_CHALLENGE:_ Only the lines from the start of the data to the line containing "from matplotlib.ticker import", both included, should be output, exactly and without pictures.

_RECORDED INFORMATION:_
* start *
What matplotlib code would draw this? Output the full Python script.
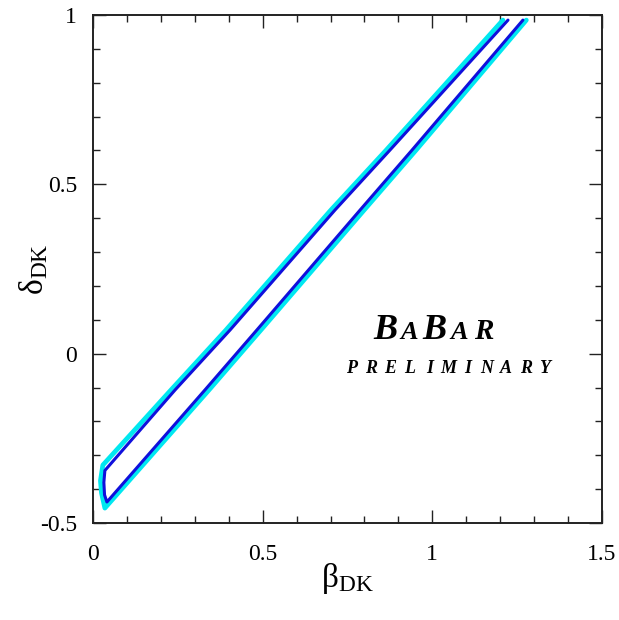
import matplotlib
matplotlib.use("Agg")
import matplotlib.pyplot as plt
from matplotlib.ticker import MultipleLocator, FixedLocator

# ---- data ----
# inner (blue) contour: down the upper edge, round the lower-left end, up the lower edge
blue_x = [1.223, 0.875, 0.713, 0.404, 0.242, 0.035, 0.032, 0.034, 0.041, 0.330, 0.483, 0.787, 0.940, 1.267]
blue_y = [0.985, 0.601, 0.424, 0.070, -0.107, -0.345, -0.380, -0.417, -0.438, -0.107, 0.070, 0.424, 0.601, 0.985]
# outer (cyan) contour
cyan_x = [1.208, 0.864, 0.701, 0.392, 0.230, 0.029, 0.022, 0.025, 0.035, 0.342, 0.495, 0.799, 0.952, 1.277]
cyan_y = [0.985, 0.601, 0.424, 0.070, -0.107, -0.329, -0.375, -0.411, -0.456, -0.107, 0.070, 0.424, 0.601, 0.985]

x_ticks = [0, 0.5, 1, 1.5]
x_ticklabels = ["0", "0.5", "1", "1.5"]
y_ticks = [-0.5, 0, 0.5, 1]
y_ticklabels = ["-0.5", "0", "0.5", "1"]

plt.rcParams['font.family'] = ['Liberation Serif', 'DejaVu Serif']
plt.rcParams['mathtext.fontset'] = 'custom'
plt.rcParams['mathtext.rm'] = 'Liberation Serif'
plt.rcParams['mathtext.it'] = 'Liberation Serif:italic'

fig = plt.figure(figsize=(6.19, 6.20), dpi=100)
W, H = 619, 620
L, R, T, B = 93, 602, 15, 523
ax = fig.add_axes([L / W, 1 - B / H, (R - L) / W, (B - T) / H])

ax.plot(cyan_x, cyan_y, color='#00e8f0', lw=3.4, solid_joinstyle='round', solid_capstyle='round', zorder=2)
ax.plot(blue_x, blue_y, color='#1010dc', lw=2.2, solid_joinstyle='round', solid_capstyle='round', zorder=3)

ax.set_xlim(0, 1.5)
ax.set_ylim(-0.5, 1)
ax.xaxis.set_major_locator(FixedLocator(x_ticks))
ax.yaxis.set_major_locator(FixedLocator(y_ticks))
ax.set_xticklabels(x_ticklabels)
ax.set_yticklabels(y_ticklabels)
ax.xaxis.set_minor_locator(MultipleLocator(0.1))
ax.yaxis.set_minor_locator(MultipleLocator(0.1))
ax.tick_params(which='both', direction='in', top=True, right=True, color='#222222')
ax.tick_params(which='major', length=9.5, width=1.0, labelsize=17)
ax.tick_params(axis='x', which='major', pad=15)
ax.tick_params(axis='y', which='major', pad=11.5)
ax.tick_params(which='minor', length=5, width=1.0)
for s in ax.spines.values():
    s.set_linewidth(1.4)
    s.set_color('#222222')

ax.set_xlabel('β$_{\\mathrm{DK}}$', fontsize=24)
ax.xaxis.set_label_coords(0.5, -0.075)
ax.set_ylabel('δ$_{\\mathrm{DK}}$', fontsize=24)
ax.yaxis.set_label_coords(-0.084, 0.5)

# BaBar logo
def px(xp, yp):
    return ((xp - L) / (R - L), (B - yp) / (B - T))

logo = [("B", 385, 26), ("A", 409, 19), ("B", 434, 26), ("A", 459, 19), ("R", 484, 21)]
for ch, xp, fs in logo:
    ax.text(*px(xp, 339), ch, transform=ax.transAxes, fontsize=fs, fontweight='bold',
            fontstyle='italic', ha='center', va='baseline')
prelim = "PRELIMINARY"
for i, ch in enumerate(prelim):
    ax.text(*px(352 + i * 19.3, 373), ch, transform=ax.transAxes, fontsize=13,
            fontweight='bold', fontstyle='italic', ha='center', va='baseline')

fig.savefig('out.png', dpi=100)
* end *
_FINAL ANSWER:_
What matplotlib code would draw this? Output the full Python script.
import matplotlib
matplotlib.use("Agg")
import matplotlib.pyplot as plt
from matplotlib.ticker import MultipleLocator, FixedLocator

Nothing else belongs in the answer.